#### [Aim]
State how many lines contain the string "this", and write nothing else.

#### [Records for processing]
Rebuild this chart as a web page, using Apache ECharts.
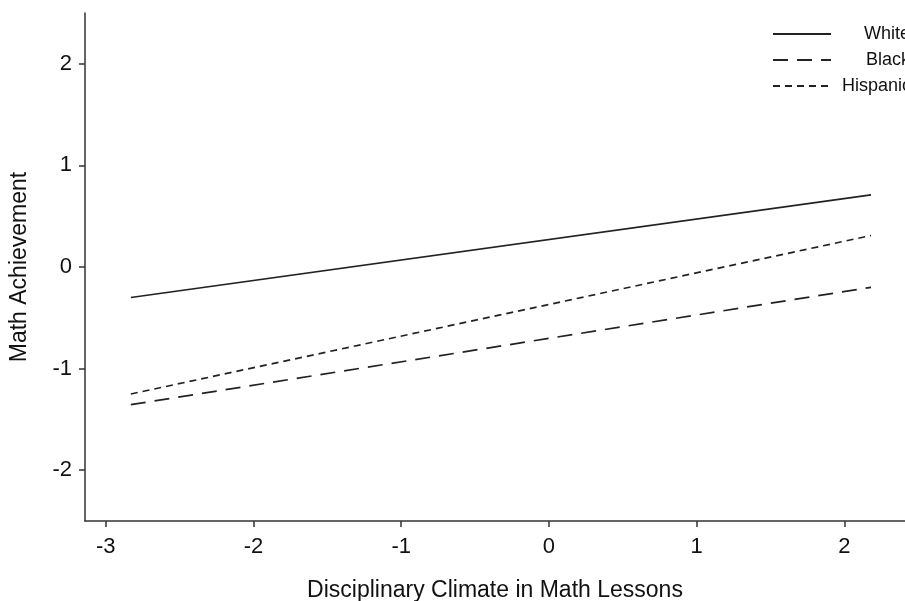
<!DOCTYPE html>
<html>
<head>
  <meta charset="utf-8">
  <title></title>
  <script src="https://cdn.jsdelivr.net/npm/echarts@6/dist/echarts.min.js"></script>
  <style>
    html, body { margin: 0; padding: 0; background: #fff; }
    #chart { width: 905px; height: 601px; }
  </style>
</head>
<body>
<div id="chart"></div>
<script>
  // climate values at the two ends of each line
  var climate = [-2.83, 2.18];
  var white = [-0.30, 0.71];
  var black = [-1.355, -0.20];
  var hispanic = [-1.25, 0.31];
  var xTicks = [-3, -2, -1, 0, 1, 2];
  var yTicks = [-2, -1, 0, 1, 2];

  function pairs(ys) {
    var out = [];
    for (var i = 0; i < climate.length; i++) {
      out.push([climate[i], ys[i]]);
    }
    return out;
  }

  var ink = '#333';
  var font = 'Liberation Sans, Arial, Helvetica, sans-serif';

  var chart = echarts.init(document.getElementById('chart'));
  chart.setOption({
    animation: false,
    grid: { left: 85, right: 0, top: 13, bottom: 80, outerBoundsMode: 'none' },
    legend: {
      orient: 'vertical',
      left: 767,
      top: 20,
      itemWidth: 58,
      itemHeight: 14,
      itemGap: 8,
      itemStyle: { opacity: 0 },
      textStyle: { color: '#111', fontSize: 18, lineHeight: 18, fontFamily: font },
      data: [
        { name: 'White', textStyle: { padding: [0, 0, 0, 28] } },
        { name: 'Black', textStyle: { padding: [0, 0, 0, 30] } },
        { name: 'Hispanic', textStyle: { padding: [0, 0, 0, 6] } }
      ]
    },
    xAxis: {
      type: 'value',
      min: -3.14,
      max: 2.41,
      name: 'Disciplinary Climate in Math Lessons',
      nameLocation: 'middle',
      nameGap: 58,
      nameTextStyle: { color: '#111', fontSize: 23, fontFamily: font },
      splitLine: { show: false },
      axisLine: { onZero: false, lineStyle: { color: ink, width: 1.5 } },
      axisTick: { show: true, length: 6, customValues: xTicks, lineStyle: { color: ink, width: 1.5 } },
      axisLabel: { customValues: xTicks, margin: 15, color: '#111', fontSize: 22, fontFamily: font }
    },
    yAxis: {
      type: 'value',
      min: -2.5,
      max: 2.5,
      name: 'Math Achievement',
      nameLocation: 'middle',
      nameGap: 54,
      nameTextStyle: { color: '#111', fontSize: 23, fontFamily: font },
      splitLine: { show: false },
      axisLine: { show: true, onZero: false, lineStyle: { color: ink, width: 1.5 } },
      axisTick: { show: true, length: 6, customValues: yTicks, lineStyle: { color: ink, width: 1.5 } },
      axisLabel: { customValues: yTicks, margin: 13, color: '#111', fontSize: 22, fontFamily: font }
    },
    series: [
      {
        name: 'White',
        type: 'line',
        symbol: 'none',
        data: pairs(white),
        color: '#222',
        lineStyle: { color: '#222', width: 1.7, type: 'solid' }
      },
      {
        name: 'Black',
        type: 'line',
        symbol: 'none',
        data: pairs(black),
        color: '#222',
        lineStyle: { color: '#222', width: 1.7, type: [15, 9] }
      },
      {
        name: 'Hispanic',
        type: 'line',
        symbol: 'none',
        data: pairs(hispanic),
        color: '#222',
        lineStyle: { color: '#222', width: 1.7, type: [7, 5] }
      }
    ]
  });
</script>
</body>
</html>
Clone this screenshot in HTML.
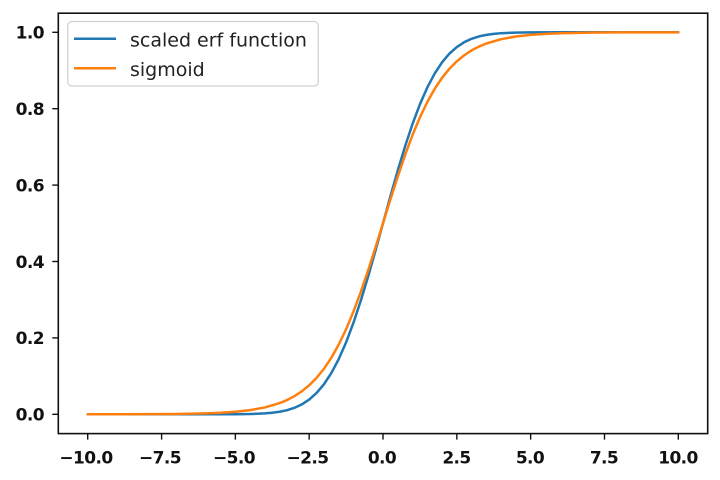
<!DOCTYPE html>
<html>
<head>
<meta charset="utf-8">
<style>
  html, body { margin: 0; padding: 0; background: #fff; }
  svg { display: block; }
  .tl { font-family: "DejaVu Sans", "Liberation Sans", sans-serif; font-weight: bold; font-size: 17px; fill: #111; letter-spacing: -0.6px; }
  .lg { font-family: "DejaVu Sans", "Liberation Sans", sans-serif; font-size: 19px; fill: #222; }
</style>
</head>
<body>
<svg width="720" height="480" viewBox="0 0 720 480" xmlns="http://www.w3.org/2000/svg">
  <rect x="0" y="0" width="720" height="480" fill="#fff"/>

  <!-- blue: scaled erf -->
  <polyline fill="none" stroke="#1f77b4" stroke-width="2.5" stroke-linejoin="round" stroke-linecap="round"
    points="87.7,414.3 205.82,414.3 235.35,414.22 250.12,414.02 264.88,413.41 272.26,412.76 279.65,411.75 287.03,410.19 294.41,407.83 301.79,404.41 309.18,399.57 316.56,392.98 323.94,384.26 331.32,373.06 338.71,359.13 346.09,342.34 353.47,322.72 360.85,300.49 368.24,276.08 375.62,250.10 383,223.3 390.38,196.50 397.77,170.52 405.15,146.11 412.53,123.88 419.91,104.26 427.30,87.47 434.68,73.54 442.06,62.34 449.44,53.62 456.83,47.03 464.21,42.19 471.59,38.77 478.97,36.41 486.36,34.85 493.74,33.84 501.12,33.19 515.89,32.58 530.65,32.38 560.18,32.3 678.3,32.3"/>

  <!-- orange: sigmoid -->
  <polyline fill="none" stroke="#ff7f0e" stroke-width="2.5" stroke-linejoin="round" stroke-linecap="round"
    points="87.7,414.28 146.76,414.17 176.29,413.95 205.82,413.36 220.59,412.75 235.35,411.74 250.12,410.10 264.88,407.42 279.65,403.11 287.03,400.04 294.41,396.19 301.79,391.34 309.18,385.31 316.56,377.90 323.94,368.77 331.32,357.76 338.71,344.62 346.09,329.23 353.47,311.58 360.85,291.75 368.24,270.09 375.62,247.06 383,223.3 390.38,199.54 397.77,176.51 405.15,154.85 412.53,135.02 419.91,117.37 427.30,101.98 434.68,88.84 442.06,77.83 449.44,68.70 456.83,61.29 464.21,55.26 471.59,50.41 478.97,46.56 486.36,43.49 501.12,39.18 515.89,36.50 530.65,34.86 545.42,33.85 560.18,33.24 589.71,32.65 619.24,32.43 678.3,32.32"/>

  <!-- axes frame -->
  <rect x="58.3" y="13.2" width="649.4" height="420.4" fill="none" stroke="#111" stroke-width="1.6"/>

  <!-- y ticks -->
  <g stroke="#111" stroke-width="1.4">
    <line x1="52.3" y1="414.3" x2="58.3" y2="414.3"/>
    <line x1="52.3" y1="337.9" x2="58.3" y2="337.9"/>
    <line x1="52.3" y1="261.5" x2="58.3" y2="261.5"/>
    <line x1="52.3" y1="185.1" x2="58.3" y2="185.1"/>
    <line x1="52.3" y1="108.7" x2="58.3" y2="108.7"/>
    <line x1="52.3" y1="32.3" x2="58.3" y2="32.3"/>
  </g>
  <g class="tl" text-anchor="end">
    <text x="44" y="420.6">0.0</text>
    <text x="44" y="344.2">0.2</text>
    <text x="44" y="267.8">0.4</text>
    <text x="44" y="191.4">0.6</text>
    <text x="44" y="115.0">0.8</text>
    <text x="44" y="38.6">1.0</text>
  </g>

  <!-- x ticks -->
  <g stroke="#111" stroke-width="1.4">
    <line x1="87.7" y1="433.6" x2="87.7" y2="439.6"/>
    <line x1="161.6" y1="433.6" x2="161.6" y2="439.6"/>
    <line x1="235.35" y1="433.6" x2="235.35" y2="439.6"/>
    <line x1="309.18" y1="433.6" x2="309.18" y2="439.6"/>
    <line x1="383" y1="433.6" x2="383" y2="439.6"/>
    <line x1="456.83" y1="433.6" x2="456.83" y2="439.6"/>
    <line x1="530.65" y1="433.6" x2="530.65" y2="439.6"/>
    <line x1="604.5" y1="433.6" x2="604.5" y2="439.6"/>
    <line x1="678.3" y1="433.6" x2="678.3" y2="439.6"/>
  </g>
  <g class="tl" text-anchor="middle">
    <text x="86" y="463.5">−10.0</text>
    <text x="160" y="463.5">−7.5</text>
    <text x="234" y="463.5">−5.0</text>
    <text x="307.5" y="463.5">−2.5</text>
    <text x="382" y="463.5">0.0</text>
    <text x="456.5" y="463.5">2.5</text>
    <text x="530" y="463.5">5.0</text>
    <text x="604" y="463.5">7.5</text>
    <text x="678" y="463.5">10.0</text>
  </g>

  <!-- legend -->
  <rect x="67.8" y="21.5" width="250.5" height="64.5" rx="4" ry="4" fill="#fff" fill-opacity="0.8" stroke="#d0d0d0" stroke-width="1.2"/>
  <line x1="74" y1="38.8" x2="116" y2="38.8" stroke="#1f77b4" stroke-width="2.5"/>
  <line x1="74" y1="68.3" x2="116" y2="68.3" stroke="#ff7f0e" stroke-width="2.5"/>
  <text class="lg" x="130" y="46.5">scaled erf function</text>
  <text class="lg" x="130" y="76">sigmoid</text>
</svg>
</body>
</html>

#### [Exercise solution]
2